The cast, directed by Diane Paulus, move across the stage seamlessly, as if they’re in a verbal tennis match. As Charlotte tells a story of her own, Karen Pittman expresses multitudes through fake smiles. Charlotte transforms from an artist who focuses on Black murders to an artist who focuses on the concept of whiteness, and Pittman demonstrates Charlotte’s conflict and revelation with pristine and gut-wrenching clearness.

Daniel Gerroll as Charles switched between twitching with anger and panicking with enlightenment within the course of seconds. I felt sick to my stomach at how realistically he portrayed a rejection of reality—both from genuine disgust and the fear I shared his ignorance. Colton Ryan as Alex showed a piercing frustration and vulnerabilityeven when climbing stairs mere inches away from audience members.

The set, designed by Riccardo Hernandez, transforms the audience from spectators to participants. The white box—an incredible twist on the standard black box venue—features white seats scaling upwards like risers on both sides of a rectangular stage. You can easily watch the reactions of audience members seated across from you.

Projectors show a news-clip montage on the walls above the audience during the play’s only scene change. The montage includes examples of racist media and current events, like Fox News reporters disparaging world-renowned tennis player Serena Williams. Activist and Parkland shooting survivor Emma Gonzales’s We Call BS speech also appeared while the crew assembled Charlotte’s art studio.

The play held an optional “second act,” a moderated discussion between audience members in small groups to discuss race as a whole. Half of the audience stayed to confer, but those who left didn’t miss much. Although many people looked visibly relieved to discuss what they witnessed, more leadership should’ve been given from the moderators.

Although other groups were as large as six people, I formed a group with one other person. It was interesting to share our experiences and opinions, but our talk was too rushed to be fruitful.
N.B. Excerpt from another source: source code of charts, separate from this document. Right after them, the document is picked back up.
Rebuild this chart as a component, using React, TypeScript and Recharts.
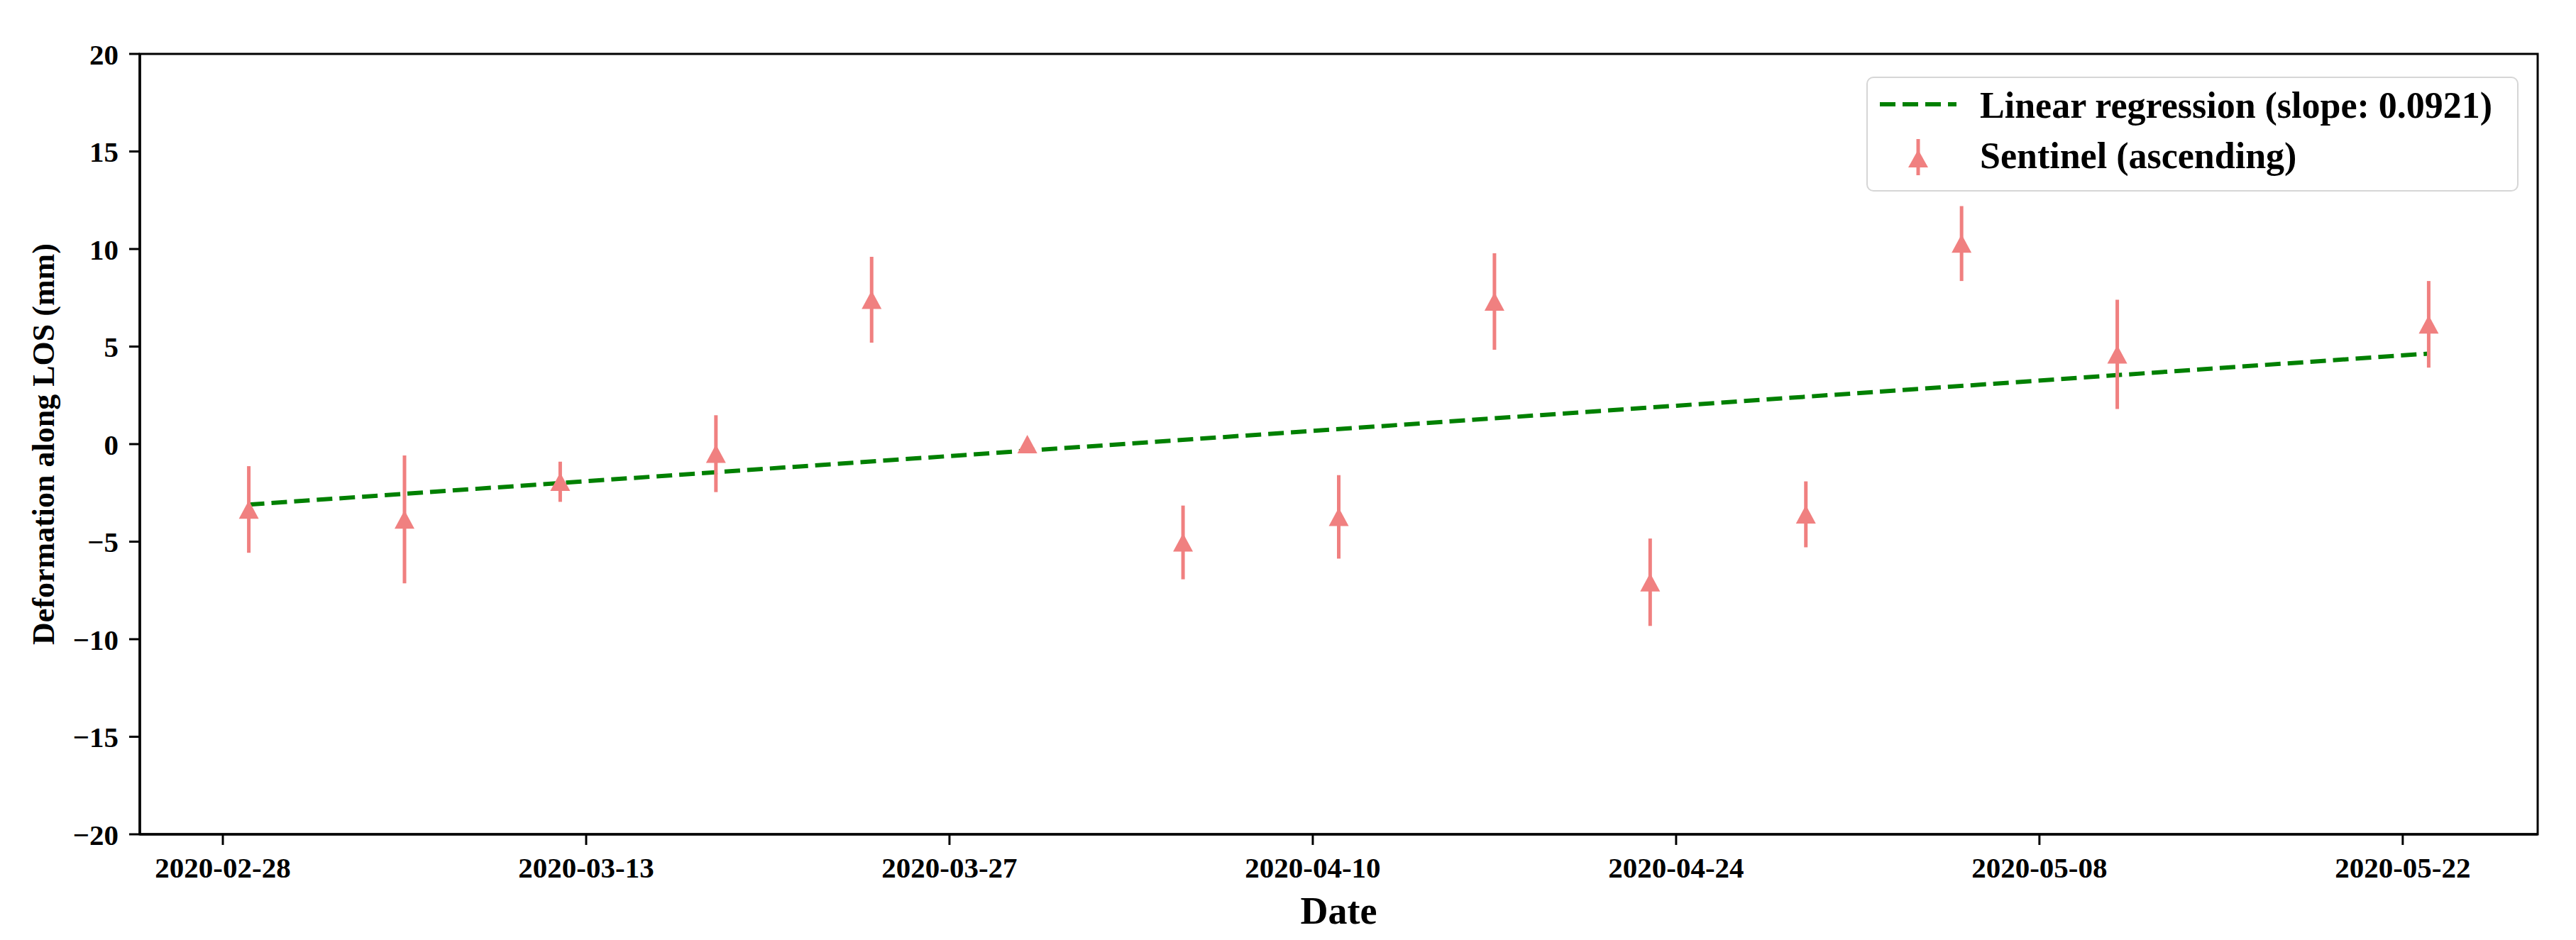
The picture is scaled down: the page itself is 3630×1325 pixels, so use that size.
import React from 'react';
import {
  ComposedChart,
  Scatter,
  Line,
  XAxis,
  YAxis,
  ErrorBar,
  ReferenceArea,
  Legend,
} from 'recharts';

const FONT = '"Liberation Serif", "Times New Roman", Times, serif';
const CORAL = '#F08080';
const GREEN = '#008000';

// day 0 of the time axis
const START = '2020-02-28';

// Sentinel ascending acquisitions (6-day repeat, 05-17 missing)
const sentinelDates = [
  '2020-02-29', '2020-03-06', '2020-03-12', '2020-03-18', '2020-03-24',
  '2020-03-30', '2020-04-05', '2020-04-11', '2020-04-17', '2020-04-23',
  '2020-04-29', '2020-05-05', '2020-05-11', '2020-05-23',
];
const sentinelValues = [
  -3.35, -3.86, -1.93, -0.49, 7.4, 0.0, -5.04, -3.73, 7.31, -7.08, -3.6, 10.28, 4.6, 6.14,
];
const sentinelErrors = [
  2.22, 3.28, 1.03, 1.97, 2.2, 0.3, 1.89, 2.14, 2.47, 2.24, 1.69, 1.92, 2.8, 2.22,
];

// regression line end points
const regressionDates = ['2020-02-29', '2020-05-23'];
const regressionValues = [-3.1, 4.64];

const tickDates = [
  '2020-02-28', '2020-03-13', '2020-03-27', '2020-04-10', '2020-04-24', '2020-05-08', '2020-05-22',
];
const yTicks = [-20, -15, -10, -5, 0, 5, 10, 15, 20];

const toDay = (d: string) => (Date.parse(d) - Date.parse(START)) / 86400000;
const X_DOMAIN: [number, number] = [-3.2, 89.2];

const sentinelData = sentinelDates.map((d, i) => ({
  day: toDay(d),
  value: sentinelValues[i],
  err: sentinelErrors[i],
}));
const regressionData = regressionDates.map((d, i) => ({ day: toDay(d), value: regressionValues[i] }));
const tickDays = tickDates.map(toDay);

const formatX = (v: number) => {
  const idx = tickDays.indexOf(v);
  return idx >= 0 ? tickDates[idx] : '';
};
const formatY = (v: number) => (v < 0 ? `\u2212${Math.abs(v)}` : String(v));

const Triangle = (props: any) => {
  const { cx, cy } = props;
  if (cx == null || cy == null) return null;
  return (
    <polygon
      points={`${cx},${cy - 13} ${cx - 14},${cy + 13} ${cx + 14},${cy + 13}`}
      fill={CORAL}
    />
  );
};

const LegendBox = () => (
  <svg width={919} height={162} style={{ display: 'block', overflow: 'visible' }}>
    <rect x={1} y={1} width={917} height={160} rx={9} fill="rgba(255,255,255,0.8)" stroke="#d6d6d6" strokeWidth={2} />
    <line x1={19} y1={39} x2={127} y2={39} stroke={GREEN} strokeWidth={6} strokeDasharray="22 10" />
    <text x={160} y={58} fontFamily={FONT} fontWeight="bold" fontSize={52} fill="#000">
      Linear regression (slope: 0.0921)
    </text>
    <line x1={73} y1={88} x2={73} y2={139} stroke={CORAL} strokeWidth={5} />
    <polygon points="73,103 59,128 87,128" fill={CORAL} />
    <text x={160} y={129} fontFamily={FONT} fontWeight="bold" fontSize={52} fill="#000">
      Sentinel (ascending)
    </text>
  </svg>
);

const tickStyle = { fontSize: 41, fontWeight: 700, fontFamily: FONT, fill: '#000' };

export default function App() {
  return (
    <div style={{ position: 'absolute', left: 0, top: 0, width: 3630, height: 1325, background: '#fff' }}>
      <ComposedChart width={3630} height={1325} margin={{ top: 76, right: 54, bottom: 0, left: 0 }}>
        <XAxis
          type="number"
          dataKey="day"
          domain={X_DOMAIN}
          ticks={tickDays}
          interval={0}
          allowDataOverflow
          tickFormatter={formatX}
          tick={tickStyle}
          tickSize={15}
          tickMargin={17}
          height={149}
          axisLine={{ stroke: '#000', strokeWidth: 3.5 }}
          tickLine={{ stroke: '#000', strokeWidth: 3 }}
          label={{
            value: 'Date',
            position: 'insideBottom',
            offset: 23,
            style: { fontSize: 54, fontWeight: 700, fontFamily: FONT, fill: '#000' },
          }}
        />
        <YAxis
          type="number"
          domain={[-20, 20]}
          ticks={yTicks}
          interval={0}
          allowDataOverflow
          tickFormatter={formatY}
          tick={tickStyle}
          tickSize={15}
          tickMargin={15}
          width={197}
          axisLine={{ stroke: '#000', strokeWidth: 3.5 }}
          tickLine={{ stroke: '#000', strokeWidth: 3 }}
          label={{
            value: 'Deformation along LOS (mm)',
            angle: -90,
            position: 'insideLeft',
            offset: 60,
            style: { fontSize: 44, fontWeight: 700, fontFamily: FONT, fill: '#000', textAnchor: 'middle' },
          }}
        />
        <ReferenceArea
          x1={X_DOMAIN[0]}
          x2={X_DOMAIN[1]}
          y1={-20}
          y2={20}
          fill="none"
          stroke="#000"
          strokeWidth={3}
          strokeOpacity={1}
        />
        <Line
          data={regressionData}
          dataKey="value"
          name="Linear regression (slope: 0.0921)"
          stroke={GREEN}
          strokeWidth={6}
          strokeDasharray="22 10"
          dot={false}
          activeDot={false}
          isAnimationActive={false}
        />
        <Scatter
          data={sentinelData}
          dataKey="value"
          name="Sentinel (ascending)"
          fill={CORAL}
          shape={Triangle}
          isAnimationActive={false}
        >
          <ErrorBar dataKey="err" direction="y" width={0} stroke={CORAL} strokeWidth={5} />
        </Scatter>
        <Legend
          layout="vertical"
          align="center"
          verticalAlign="middle"
          content={() => <LegendBox />}
          wrapperStyle={{ left: 2630, top: 108, width: 919, height: 162 }}
        />
      </ComposedChart>
    </div>
  );
}
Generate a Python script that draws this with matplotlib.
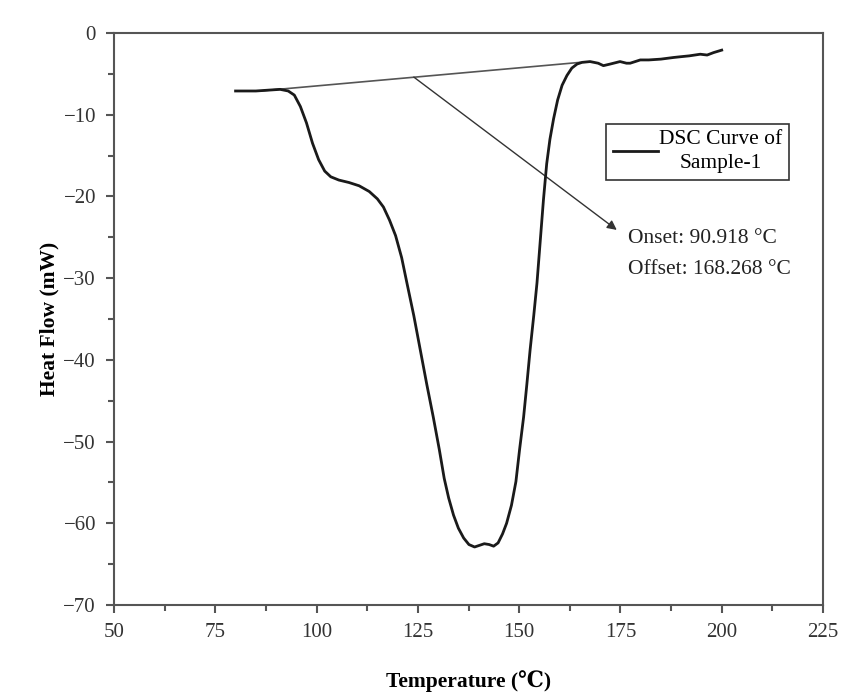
import matplotlib
matplotlib.use("Agg")
import matplotlib.pyplot as plt
from matplotlib.ticker import MultipleLocator

plt.rcParams['font.family'] = ['Liberation Serif', 'DejaVu Serif']

temperature = [80.0, 85, 88, 91, 93, 94.5, 96, 97.5, 99, 100.5, 102, 103.5, 105.5, 108,
               110.5, 113, 115, 116.5, 118, 119.5, 121, 122.3, 124, 125.6, 127.2, 128.8,
               130.3, 131.5, 132.6, 133.8, 135, 136.3, 137.6, 139.0, 140.2, 141.4, 142.6,
               143.7, 144.8, 145.9, 146.9, 148.1, 149.2, 150.1, 151.1, 151.9, 152.7, 153.6,
               154.4, 155.2, 156.0, 156.8, 157.6, 158.5, 159.5, 160.6, 161.8, 163.0, 164.3,
               165.5, 167.5, 169.5, 170.8, 172.5, 174.9, 176.5, 177.4, 179.9, 182, 185,
               188.1, 190, 192, 194.7, 196.4, 198, 200]
heat_flow = [-7.1, -7.1, -7.0, -6.9, -7.1, -7.6, -9.0, -11.0, -13.5, -15.5, -16.9, -17.6, -18.0,
             -18.3, -18.7, -19.4, -20.3, -21.3, -22.9, -24.8, -27.5, -30.6, -34.6, -38.8, -43.0,
             -47.0, -51.0, -54.5, -56.9, -59.0, -60.6, -61.8, -62.6, -62.9, -62.7, -62.5, -62.6,
             -62.8, -62.4, -61.3, -60.0, -57.8, -54.9, -51.0, -47.0, -43.0, -38.8, -34.6, -30.6,
             -25.5, -20.4, -16.0, -13.0, -10.5, -8.2, -6.4, -5.2, -4.3, -3.8, -3.6, -3.5, -3.7,
             -4.0, -3.8, -3.5, -3.7, -3.7, -3.3, -3.3, -3.2, -3.0, -2.9, -2.8, -2.6, -2.7, -2.4,
             -2.1]

baseline_T = [86.0, 165.0]
baseline_HF = [-7.1, -3.6]
arrow_start = (124.0, -5.4)
arrow_end = (174.1, -24.1)

series_label = "DSC Curve of\nSample-1"
onset_text = "Onset: 90.918 °C"
offset_text = "Offset: 168.268 °C"
x_label = "Temperature (℃)"
y_label = "Heat Flow (mW)"

fig = plt.figure(figsize=(8.58, 7.0), dpi=100)
ax = fig.add_axes([0.1329, 0.1357, 0.8263, 0.8172])

ax.plot(baseline_T, baseline_HF, color='#555555', lw=1.2, zorder=2)
ax.annotate('', xy=arrow_end, xytext=arrow_start,
            arrowprops=dict(arrowstyle='-|>', color='#333333', lw=1.0,
                            mutation_scale=14, shrinkA=0, shrinkB=0), zorder=3)
line, = ax.plot(temperature, heat_flow, color='#1a1a1a', lw=2.0, label=series_label, zorder=4)

ax.text(176.8, -25.1, onset_text, fontsize=15.5, color='#222222', va='center', ha='left')
ax.text(176.8, -29.0, offset_text, fontsize=15.5, color='#222222', va='center', ha='left')

ax.set_xlim(50, 225)
ax.set_ylim(-70, 0)
ax.xaxis.set_major_locator(MultipleLocator(25))
ax.xaxis.set_minor_locator(MultipleLocator(12.5))
ax.yaxis.set_major_locator(MultipleLocator(10))
ax.yaxis.set_minor_locator(MultipleLocator(5))

for sp in ax.spines.values():
    sp.set_color('#555555')
    sp.set_linewidth(1.5)
ax.tick_params(which='major', direction='out', length=6, width=1.5, color='#555555',
               labelsize=15, labelcolor='#333333', pad=7)
ax.tick_params(which='minor', direction='out', length=4, width=1.5, color='#555555')

ax.set_xlabel(x_label, fontsize=15.5, fontweight='bold', labelpad=20)
ax.set_ylabel(y_label, fontsize=15.5, fontweight='bold', labelpad=3)

leg = ax.legend(loc='upper left', bbox_to_anchor=(0.694, 0.841), fontsize=15.5,
                frameon=True, fancybox=False, edgecolor='#333333', framealpha=1,
                borderaxespad=0, borderpad=0.3, handlelength=2.1, handletextpad=0.05)
leg.get_frame().set_linewidth(1.2)
for t in leg.get_texts():
    t.set_multialignment('center')
    t.set_linespacing(1.35)

fig.savefig('out.png', dpi=100)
Moderators held an open forum with the whole room for groups to share what they spoke about afterwards, but it felt more like a class of students raising their hands than an open conversation.

The mostly white audience seemed to pressure Black and minority members to become educators during the discussions and the moderated talk that followed.

Still, I appreciated how they gave people time to reflect. I spoke to a friend about Act 1 for two hours. The play offered more than a painfully raw metaphor of our racial climate—it offered a spur to action and a plea for spectators to think.